The data equivalent of “nirvana” might be having affordable access to all the business intelligence you need to predict the optimum experience for an individual member, streamline operations, or solve business problems.
That’s the promise of data analytics, which uses mathematical algorithms to translate information into insights and forecast future behavior. Credit unions are partnering with vendors to shorten the data development timeline and take advantage of the right solutions for their situation.
Credit unions start moving toward “data nirvana” when they stop looking at data through the rear-view mirror that shows where they’ve already been, says Shazia Manus, chief strategy and business development officer for AdvantEdge Analytics, a CUNA Strategic Services alliance provider. Data analytics shifts their focus to looking through the windshield to see what’s ahead.

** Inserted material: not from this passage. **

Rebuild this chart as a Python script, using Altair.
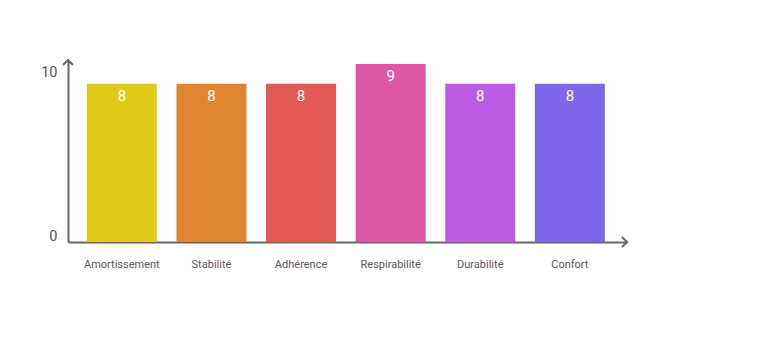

Manus says credit unions that engage in this process are transforming their business model by gaining the ability to contextualize and analyze data and insights. That lets them deliver personalized offers to members using a range of digital channels.
It also helps them identify member groups that hold the potential for deeper relationships. An example is discovering that millennials want a simplified route to a mortgage when buying their first home.
“We have to be more anticipatory when we offer experiences through the digital channel,” Manus says. “The only way to do that is through understanding the consumer journey and their mindset. Data analytics makes it possible to gain that information.”
‘We have to be more anticipatory when we offer experiences through the digital channel.’
OnApproach, a credit union service organization (CUSO), has helped credit unions become data-driven since 2009, and provides a “collaborative analytics ecosystem” to credit unions with assets ranging from $40 million to more than $4 billion, says Austin J. Wentzlaff, vice president, business development.
“Credit unions are largely trying to solve the same problems,” he says. The CUSO’s approach minimizes the need to repeatedly “reinvent the wheel” at each credit union. This means credit unions shouldn’t have to build the same integrations, reports, and models as their peers.
“The credit union community working together has exponentially greater resources available than a single organization,” Wentzlaff says. “OnApproach’s ecosystem aims to facilitate simplified collaboration around analytics to make credit unions, as a whole, more competitive in today’s financial services arena.”
Costs vary based on size. A credit union with assets from $500 million to $1 billion can start using data analytics through OnApproach for an initial baseline fee of $130,000 plus an annual fee of $40,000. That fee covers prebuilt reports and dashboards, as well as installation of forecasting tools and prebuilt predictive models.
“This is a major advancement from the traditional data warehousing methods, which would require credit unions to spend $1 million to $3 million over several years in hopes of building an isolated system that would have to then be maintained by the credit union,” Wentzlaff says.
Offering a scalable industry-standard platform allows OnApproach to condense a credit union’s implementation timeline to three months, Wentzlaff says. In parallel, credit unions need to understand what they want to do with data and evolve the culture so employees will use it.
“If you don’t have the culture that accepts data-driven decision-making and accepts that data should be part of everything we do, the technology will be harder to adopt,” Wentzlaff says.
Credit unions that overcome that hurdle by getting organization-wide buy-in reinforce their data-driven culture with data analytics that becomes pervasive across the organization, he says.
Ideal Credit Union in Woodbury, Minn., began investing in data analytics to overcome the barriers of disparate systems that would otherwise keep information about its 50,000 members in separate silos.
“We wanted a solution where we could combine all these disparate systems into one data warehouse for reporting and data analytics,” says Dennis R. Bauer, executive vice president/chief financial officer of the $730 million asset credit union.
A data warehouse would have been “prohibitively expensive” from both a tools and talent perspective if the credit union tackled the project alone, Bauer says. Once the data was accessible, Bauer had an “oh wow” moment as he began to use analytics software from OnApproach to analyze member behavior.
Ideal began investing in third-party solutions that tap into its data warehouse to gather insights and generate reports that help convert insights into action. Examples include:
Bauer says staff throughout the credit union are involved in using data analytics, with two team members assigned to data analytics full-time.
His advice for credit unions just starting a data warehouse project aimed at maximizing data analytics? “Grab all the data you can, even if you don’t know what you’ll do with it yet.”